Wednesday, June 17, 2026

If I don't wear it, let it go.

 


As I go through the process of one drawer at a time, I often watch videos or read articles about decluttering spaces.  That's actually where "one drawer at a time" got its name for my process.  Most of what I saw always said starting small as to not overwhelm myself.  That works better for me than trying to tackle an entire room at a time. I can't tell you how many times I stood in my garage for 20 or 30 minutes just staring at the space.  I would get frustrated and then leave for another time only to do the same thing the next go round.  So, doing this in small batches works best for me and I can see progress.

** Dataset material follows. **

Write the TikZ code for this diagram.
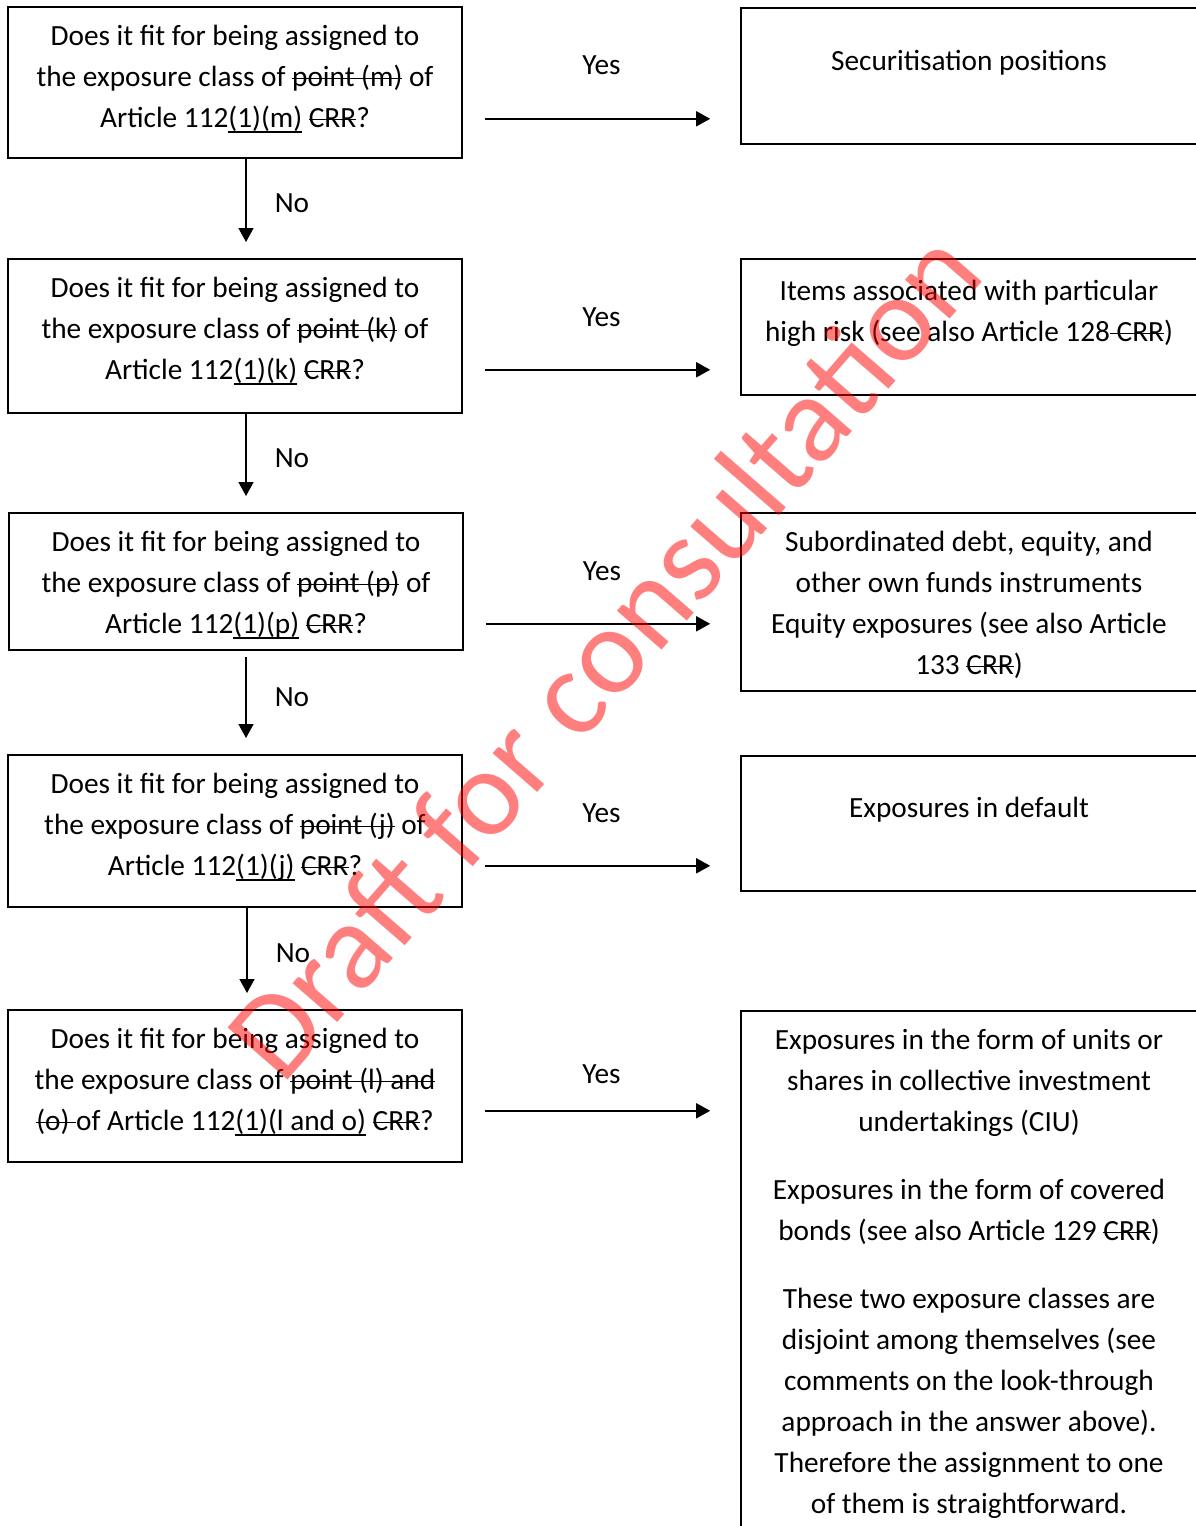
\documentclass[tikz,border=0pt]{standalone}
\usepackage{fontspec}
\setmainfont{Carlito}
\usetikzlibrary{arrows.meta}
\newcommand{\strk}[1]{\leavevmode\setbox0\hbox{#1}\rlap{\rule[.55ex]{\wd0}{1.5pt}}\box0\relax}
\newcommand{\undl}[1]{\leavevmode\setbox0\hbox{#1}\rlap{\rule[-5pt]{\wd0}{1.5pt}}\box0\relax}

\begin{document}
\begin{tikzpicture}[x=1pt,y=-1pt,
  font=\fontsize{29.3}{41}\selectfont,
  ques/.style={draw,line width=1.6pt,anchor=north,inner sep=0pt,text width=454pt,align=flush center},
  ans/.style={draw,line width=1.6pt,anchor=north,inner sep=0pt,text width=456pt,align=flush center},
  noarr/.style={line width=1.6pt,-{Triangle[length=14pt,width=15pt]},shorten >=16pt},
  yesarr/.style={line width=1.6pt,-{Triangle[length=14pt,width=15pt]},shorten <=22pt,shorten >=30pt}]
\useasboundingbox (0,0) rectangle (1195,1526);

% questions
\node[ques,text height=39pt,text depth=112pt] (q1) at (235,6) {Does it fit for being assigned to\\ the exposure class of \strk{point (m)} of\\ Article 112\undl{(1)(m)} \strk{CRR}?};
\node[ques,text height=39pt,text depth=115pt] (q2) at (235,258) {Does it fit for being assigned to\\ the exposure class of \strk{point (k)} of\\ Article 112\undl{(1)(k)} \strk{CRR}?};
\node[ques,text height=39pt,text depth=98pt] (q3) at (236,512) {Does it fit for being assigned to\\ the exposure class of \strk{point (p)} of\\ Article 112\undl{(1)(p)} \strk{CRR}?};
\node[ques,text height=39pt,text depth=113pt] (q4) at (235,754) {Does it fit for being assigned to\\ the exposure class of \strk{point (j)} of\\ Article 112\undl{(1)(j)} \strk{CRR}?};
\node[ques,text height=39pt,text depth=113pt] (q5) at (235,1009) {Does it fit for being assigned to\\ the exposure class of \strk{point (l) and}\\ \strk{(o) }of Article 112\undl{(1)(l and o)} \strk{CRR}?};

% answers
\node[ans,text height=63pt,text depth=73pt] (r1) at (969,7) {Securitisation positions};
\node[ans,text height=42pt,text depth=94pt] (r2) at (969,258) {Items associated with particular\\ high risk (see also Article 128\strk{ CRR})};
\node[ans,text height=39pt,text depth=139pt] (r3) at (969,512) {Subordinated debt, equity, and\\ other own funds instruments\\ Equity exposures (see also Article\\ 133 \strk{CRR})};
\node[ans,text height=62pt,text depth=73pt] (r4) at (969,755) {Exposures in default};
\node[ans,text height=39pt,text depth=520pt] (r5) at (969,1010) {Exposures in the form of units or\\ shares in collective investment\\ undertakings (CIU)\\[27pt] Exposures in the form of covered\\ bonds (see also Article 129 \strk{CRR})\\[27pt] These two exposure classes are\\ disjoint among themselves (see\\ comments on the look-through\\ approach in the answer above).\\ Therefore the assignment to one\\ of them is straightforward.};

% no
\draw[noarr] ([xshift=11pt]q1.south) -- ([xshift=11pt]q2.north) node[pos=.45,xshift=46pt] {No};
\draw[noarr] ([xshift=11pt]q2.south) -- ([xshift=10pt]q3.north) node[pos=.45,xshift=46pt] {No};
\draw[noarr,shorten <=6pt] ([xshift=10pt]q3.south) -- ([xshift=11pt]q4.north) node[pos=.45,xshift=46pt] {No};
\draw[noarr] ([xshift=12pt]q4.south) -- ([xshift=12pt]q5.north) node[pos=.45,xshift=46pt] {No};

% yes
\coordinate (y1) at ([yshift=-36.5pt]q1.east);
\coordinate (y2) at ([yshift=-34pt]q2.east);
\coordinate (y3) at ([yshift=-42.5pt]q3.east);
\coordinate (y4) at ([yshift=-35pt]q4.east);
\coordinate (y5) at ([yshift=-25pt]q5.east);
\draw[yesarr] (y1) -- (y1 -| r1.west) node[midway,yshift=54pt] {Yes};
\draw[yesarr] (y2) -- (y2 -| r2.west) node[midway,yshift=53pt] {Yes};
\draw[yesarr] (y3) -- (y3 -| r3.west) node[midway,yshift=53pt] {Yes};
\draw[yesarr] (y4) -- (y4 -| r4.west) node[midway,yshift=53pt] {Yes};
\draw[yesarr] (y5) -- (y5 -| r5.west) node[midway,yshift=37pt] {Yes};

% watermark
\node[rotate=49,text=red,opacity=.5,font=\fontsize{124}{140}\selectfont] (wm) at (603,653) {Draft for consultation};
\end{tikzpicture}
\end{document}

I was watching a video the other day on decluttering and the speaker talked about how holding onto things you don't and won't use and have no true sentimental value could be because you are holding on to a vision of the person you used to be.  That made a lot of sense to me and the timing was perfect for me.  I have been going through clothes over the last week, and I realized that I was holding on to things I no longer wear because of the person I used to be.  Yes, there are some good memories attached to some of these clothes, but they're CLOTHES!! I don't wear them because I can't wear them right now.  If you know me, I will use something until it is dead and completely worn out.  

I decided to donate anything that I cannot wear anymore.  Honestly, that cleaned up about 1/3 of my clothing storage space.  That was pretty amazing.  I used to rationalize keeping things because I would tell myself that one day I will be able to fit into them again.  No, no longer doing that.  I can always buy new clothes down the line.  For me, in this moment, right now, I do not use it and it is taking up valuable space.  Into the donation pile it goes. I had a lot of t-shirts that had become belly shirts.  I can thank my love of cooking for that one LOL There's plenty of wear left in them just not for me.  I had a pair of cowboy boots that I never wore.  Someone will.  Pants I ordered online that ended up being too small in the waist (sigh) but I was too lazy to return them.  Bye bye!!

Saying the person I used to be often sounds so regretful but it's truly not.  I'm not the person I was 2, 5, or 10 years ago.  Hell, I'm not the person I was yesterday.  And getting rid of these items that I do not wear that someone else can is very liberating.  It is helping me to be more of the person I am right now in this moment and I like that.